## START PROVIDED DATA

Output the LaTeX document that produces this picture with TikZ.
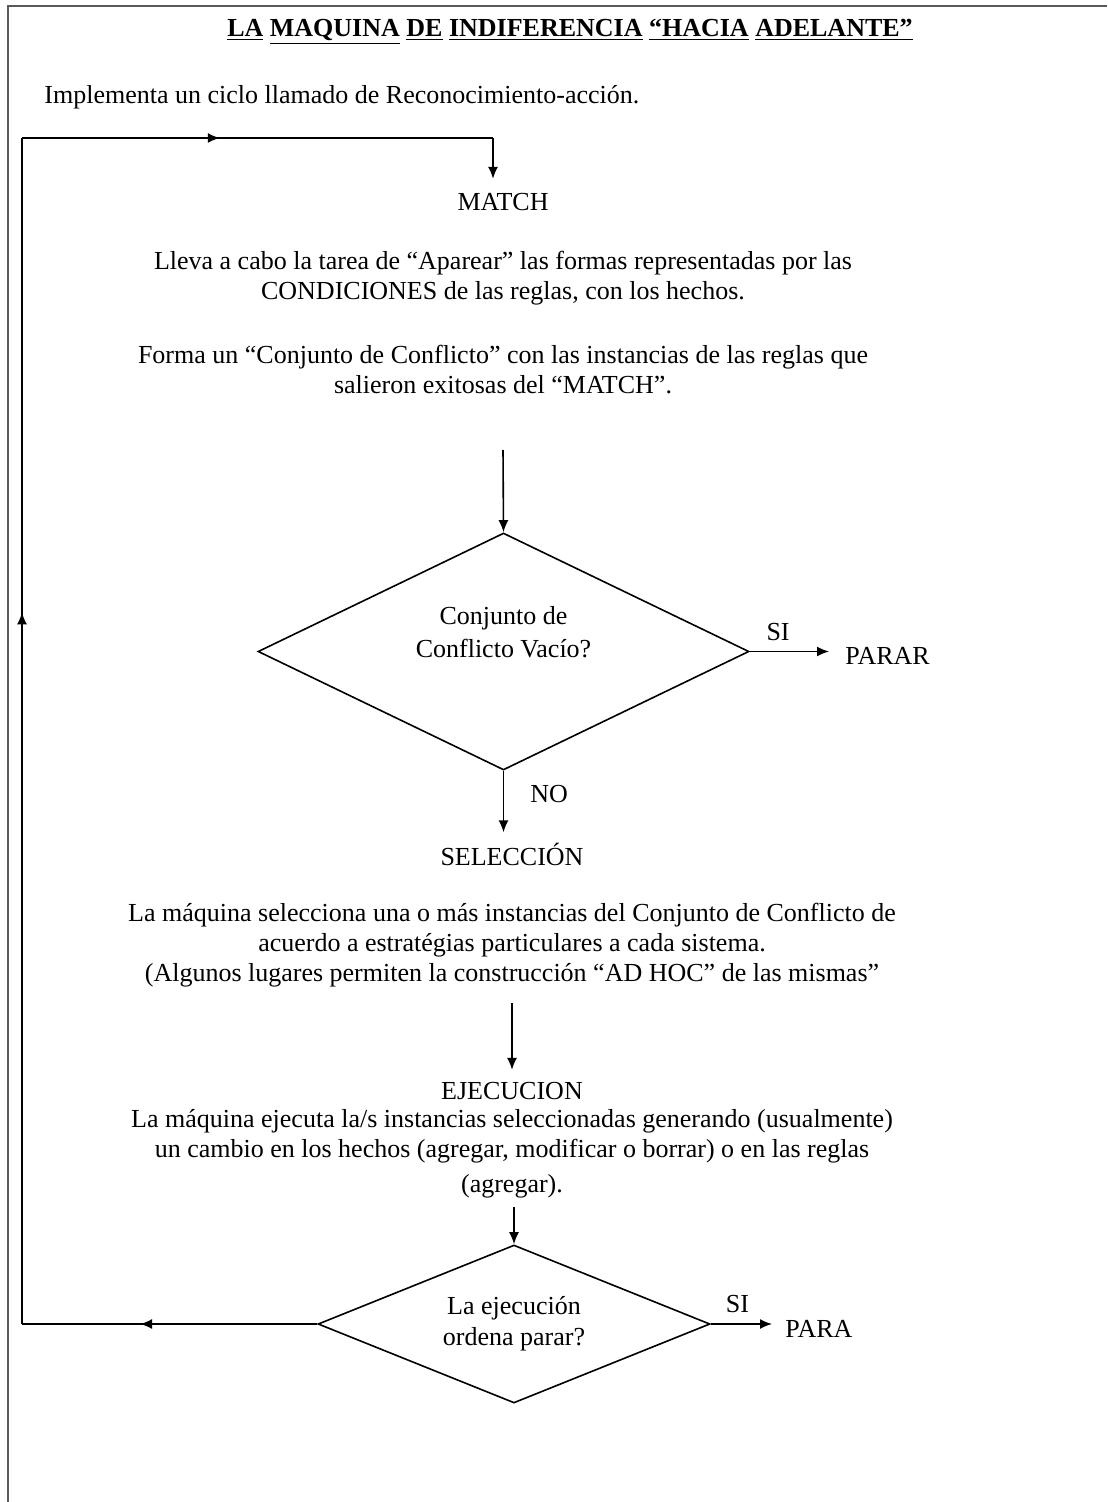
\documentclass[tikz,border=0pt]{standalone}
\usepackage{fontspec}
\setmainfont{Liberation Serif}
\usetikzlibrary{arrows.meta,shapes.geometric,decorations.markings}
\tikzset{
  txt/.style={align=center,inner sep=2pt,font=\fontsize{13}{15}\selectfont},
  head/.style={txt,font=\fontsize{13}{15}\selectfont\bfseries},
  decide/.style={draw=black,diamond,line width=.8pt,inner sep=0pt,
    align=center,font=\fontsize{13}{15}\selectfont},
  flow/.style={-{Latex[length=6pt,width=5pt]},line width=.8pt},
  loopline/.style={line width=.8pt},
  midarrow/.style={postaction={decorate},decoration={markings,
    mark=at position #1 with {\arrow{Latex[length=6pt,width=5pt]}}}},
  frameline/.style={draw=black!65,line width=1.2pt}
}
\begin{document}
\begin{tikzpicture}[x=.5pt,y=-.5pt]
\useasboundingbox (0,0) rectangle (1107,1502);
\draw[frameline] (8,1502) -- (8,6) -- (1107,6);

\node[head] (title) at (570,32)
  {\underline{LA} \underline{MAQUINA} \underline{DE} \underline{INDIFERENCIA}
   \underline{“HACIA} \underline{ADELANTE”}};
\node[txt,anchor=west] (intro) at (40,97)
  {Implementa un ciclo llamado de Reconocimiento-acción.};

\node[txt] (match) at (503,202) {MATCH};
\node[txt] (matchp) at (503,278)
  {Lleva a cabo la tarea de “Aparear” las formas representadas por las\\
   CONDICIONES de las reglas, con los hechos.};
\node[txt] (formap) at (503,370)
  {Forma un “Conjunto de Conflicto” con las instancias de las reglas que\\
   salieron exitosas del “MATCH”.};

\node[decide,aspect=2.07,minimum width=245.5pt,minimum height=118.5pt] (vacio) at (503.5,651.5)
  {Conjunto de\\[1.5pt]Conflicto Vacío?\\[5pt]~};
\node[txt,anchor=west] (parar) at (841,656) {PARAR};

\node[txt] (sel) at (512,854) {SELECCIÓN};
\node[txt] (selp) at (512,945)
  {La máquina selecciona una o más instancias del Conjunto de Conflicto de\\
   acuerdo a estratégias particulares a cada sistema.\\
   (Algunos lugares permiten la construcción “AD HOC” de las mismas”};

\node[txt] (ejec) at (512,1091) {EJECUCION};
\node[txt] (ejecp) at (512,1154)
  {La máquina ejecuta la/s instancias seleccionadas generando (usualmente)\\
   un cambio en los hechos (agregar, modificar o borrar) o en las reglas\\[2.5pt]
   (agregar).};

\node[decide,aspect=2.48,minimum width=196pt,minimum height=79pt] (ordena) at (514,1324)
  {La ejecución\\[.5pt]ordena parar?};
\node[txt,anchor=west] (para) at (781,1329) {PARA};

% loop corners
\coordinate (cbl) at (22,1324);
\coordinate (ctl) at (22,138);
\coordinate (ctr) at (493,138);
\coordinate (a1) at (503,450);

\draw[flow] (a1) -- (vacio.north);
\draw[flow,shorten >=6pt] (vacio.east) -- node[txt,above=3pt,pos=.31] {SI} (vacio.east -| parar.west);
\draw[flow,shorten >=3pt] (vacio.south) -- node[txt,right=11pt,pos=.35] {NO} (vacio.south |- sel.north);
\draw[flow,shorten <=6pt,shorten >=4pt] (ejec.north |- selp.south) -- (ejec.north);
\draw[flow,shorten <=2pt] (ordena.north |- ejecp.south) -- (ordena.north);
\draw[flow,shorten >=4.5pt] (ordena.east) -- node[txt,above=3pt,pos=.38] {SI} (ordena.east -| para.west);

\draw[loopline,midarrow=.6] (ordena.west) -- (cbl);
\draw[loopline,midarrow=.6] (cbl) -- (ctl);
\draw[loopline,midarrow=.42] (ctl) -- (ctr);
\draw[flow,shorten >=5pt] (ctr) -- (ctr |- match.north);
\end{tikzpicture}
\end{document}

## END PROVIDED DATA

• _STATED PROBLEM_: Check each line above for the word "with" and copy the ones that have it.

• _TASK OUTPUT_:
Output the LaTeX document that produces this picture with TikZ.
    mark=at position #1 with {\arrow{Latex[length=6pt,width=5pt]}}}},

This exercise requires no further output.